----- RECORDS FOR THIS TASK -----
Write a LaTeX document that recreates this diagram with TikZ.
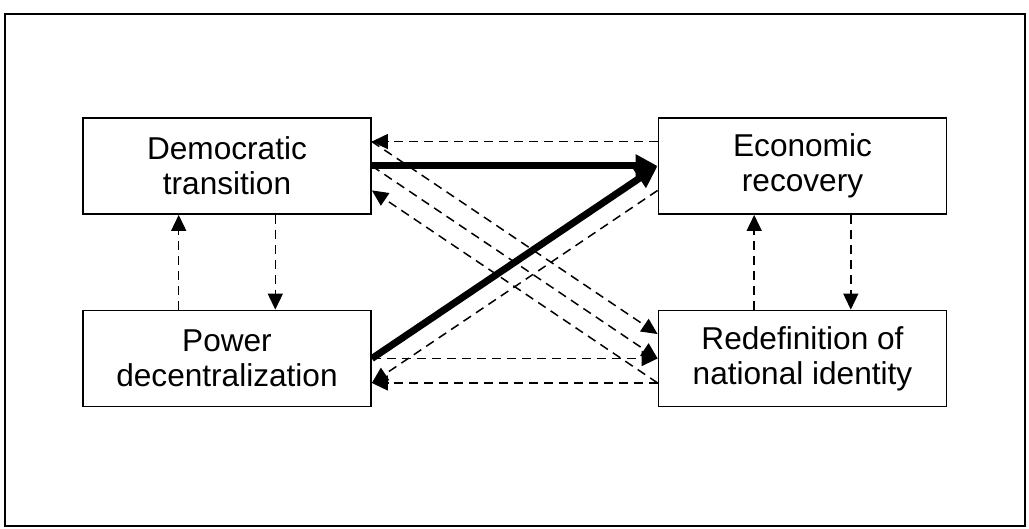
\documentclass[tikz,border=0pt]{standalone}
\usepackage{fontspec}
\setmainfont{Liberation Sans}
\usetikzlibrary{arrows.meta,calc}

\begin{document}
\begin{tikzpicture}[x=0.5pt,y=-0.5pt,
  box/.style={rectangle,draw,line width=0.9pt,minimum width=144pt,minimum height=48pt,align=center,inner sep=0pt,font=\fontsize{15.8}{17.5}\selectfont},
  weak/.style={dash pattern=on 4.5pt off 3pt,line width=0.75pt,-{Triangle[length=8pt,width=7.5pt]}},
  strong/.style={line width=3.5pt,-{Triangle[length=11pt,width=11pt]}}]
\useasboundingbox (0,0) rectangle (1029,529);
\draw[line width=1pt] (5,14) rectangle (1025,526);

\node[box] (dem) at (227,166) {Democratic\\transition};
\node[box] (eco) at (802.5,166) {Economic\\recovery};
\node[box] (pow) at (227,358.5) {Power\\decentralization};
\node[box] (red) at (802.5,358.5) {Redefinition of\\national identity};

% points on the inner sides
\coordinate (dem1) at ($(dem.north east)!.25!(dem.south east)$);
\coordinate (dem2) at (dem.east);
\coordinate (dem3) at ($(dem.north east)!.75!(dem.south east)$);
\coordinate (eco1) at ($(eco.north west)!.25!(eco.south west)$);
\coordinate (eco2) at (eco.west);
\coordinate (eco3) at ($(eco.north west)!.75!(eco.south west)$);
\coordinate (pow1) at ($(pow.north east)!.25!(pow.south east)$);
\coordinate (pow2) at (pow.east);
\coordinate (pow3) at ($(pow.north east)!.75!(pow.south east)$);
\coordinate (red1) at ($(red.north west)!.25!(red.south west)$);
\coordinate (red2) at (red.west);
\coordinate (red3) at ($(red.north west)!.75!(red.south west)$);

\draw[weak] (eco1) -- (dem1);
\draw[weak] (dem1) -- (red1);
\draw[weak] (dem2) -- (red2);
\draw[weak] (red3) -- (dem3);
\draw[weak] (eco3) -- (pow3);
\draw[weak] (pow2) -- (red2);
\draw[weak] (red3) -- (pow3);

% vertical links
\draw[weak] ($(pow.north west)!1/3!(pow.north east)$) -- ($(dem.south west)!1/3!(dem.south east)$);
\draw[weak] ($(dem.south west)!2/3!(dem.south east)$) -- ($(pow.north west)!2/3!(pow.north east)$);
\draw[weak] ($(red.north west)!1/3!(red.north east)$) -- ($(eco.south west)!1/3!(eco.south east)$);
\draw[weak] ($(eco.south west)!2/3!(eco.south east)$) -- ($(red.north west)!2/3!(red.north east)$);

\draw[strong] (dem2) -- (eco2);
\draw[strong] (pow2) -- (eco2);
\end{tikzpicture}
\end{document}
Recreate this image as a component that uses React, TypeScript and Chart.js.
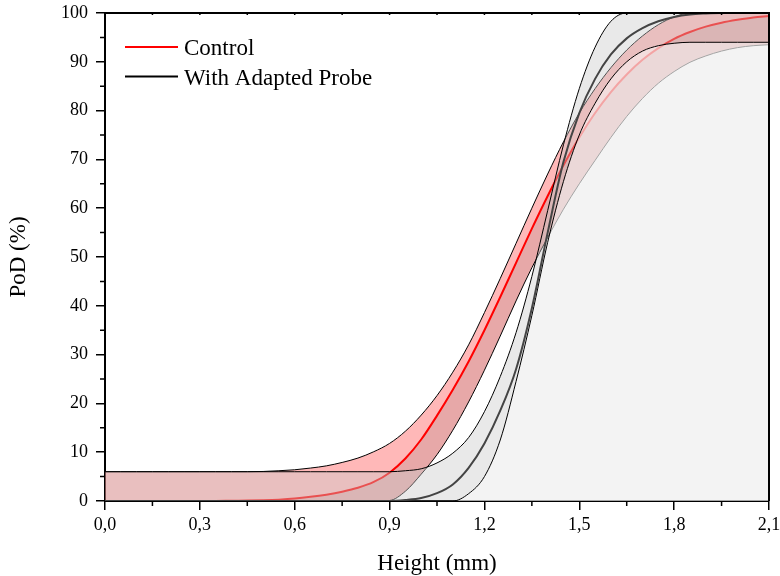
-----
• WRITTEN TASK:
Copy out every line of the material above exactly, skipping the pictures.

• FINISHED EXERCISE:
Write a LaTeX document that recreates this diagram with TikZ.
\documentclass[tikz,border=0pt]{standalone}
\usepackage{fontspec}
\setmainfont{Liberation Sans}
\usetikzlibrary{arrows.meta,calc}

\begin{document}
\begin{tikzpicture}[x=0.5pt,y=-0.5pt,
  box/.style={rectangle,draw,line width=0.9pt,minimum width=144pt,minimum height=48pt,align=center,inner sep=0pt,font=\fontsize{15.8}{17.5}\selectfont},
  weak/.style={dash pattern=on 4.5pt off 3pt,line width=0.75pt,-{Triangle[length=8pt,width=7.5pt]}},
  strong/.style={line width=3.5pt,-{Triangle[length=11pt,width=11pt]}}]
\useasboundingbox (0,0) rectangle (1029,529);
\draw[line width=1pt] (5,14) rectangle (1025,526);

\node[box] (dem) at (227,166) {Democratic\\transition};
\node[box] (eco) at (802.5,166) {Economic\\recovery};
\node[box] (pow) at (227,358.5) {Power\\decentralization};
\node[box] (red) at (802.5,358.5) {Redefinition of\\national identity};

% points on the inner sides
\coordinate (dem1) at ($(dem.north east)!.25!(dem.south east)$);
\coordinate (dem2) at (dem.east);
\coordinate (dem3) at ($(dem.north east)!.75!(dem.south east)$);
\coordinate (eco1) at ($(eco.north west)!.25!(eco.south west)$);
\coordinate (eco2) at (eco.west);
\coordinate (eco3) at ($(eco.north west)!.75!(eco.south west)$);
\coordinate (pow1) at ($(pow.north east)!.25!(pow.south east)$);
\coordinate (pow2) at (pow.east);
\coordinate (pow3) at ($(pow.north east)!.75!(pow.south east)$);
\coordinate (red1) at ($(red.north west)!.25!(red.south west)$);
\coordinate (red2) at (red.west);
\coordinate (red3) at ($(red.north west)!.75!(red.south west)$);

\draw[weak] (eco1) -- (dem1);
\draw[weak] (dem1) -- (red1);
\draw[weak] (dem2) -- (red2);
\draw[weak] (red3) -- (dem3);
\draw[weak] (eco3) -- (pow3);
\draw[weak] (pow2) -- (red2);
\draw[weak] (red3) -- (pow3);

% vertical links
\draw[weak] ($(pow.north west)!1/3!(pow.north east)$) -- ($(dem.south west)!1/3!(dem.south east)$);
\draw[weak] ($(dem.south west)!2/3!(dem.south east)$) -- ($(pow.north west)!2/3!(pow.north east)$);
\draw[weak] ($(red.north west)!1/3!(red.north east)$) -- ($(eco.south west)!1/3!(eco.south east)$);
\draw[weak] ($(eco.south west)!2/3!(eco.south east)$) -- ($(red.north west)!2/3!(red.north east)$);

\draw[strong] (dem2) -- (eco2);
\draw[strong] (pow2) -- (eco2);
\end{tikzpicture}
\end{document}
Recreate this image as a component that uses React, TypeScript and Chart.js.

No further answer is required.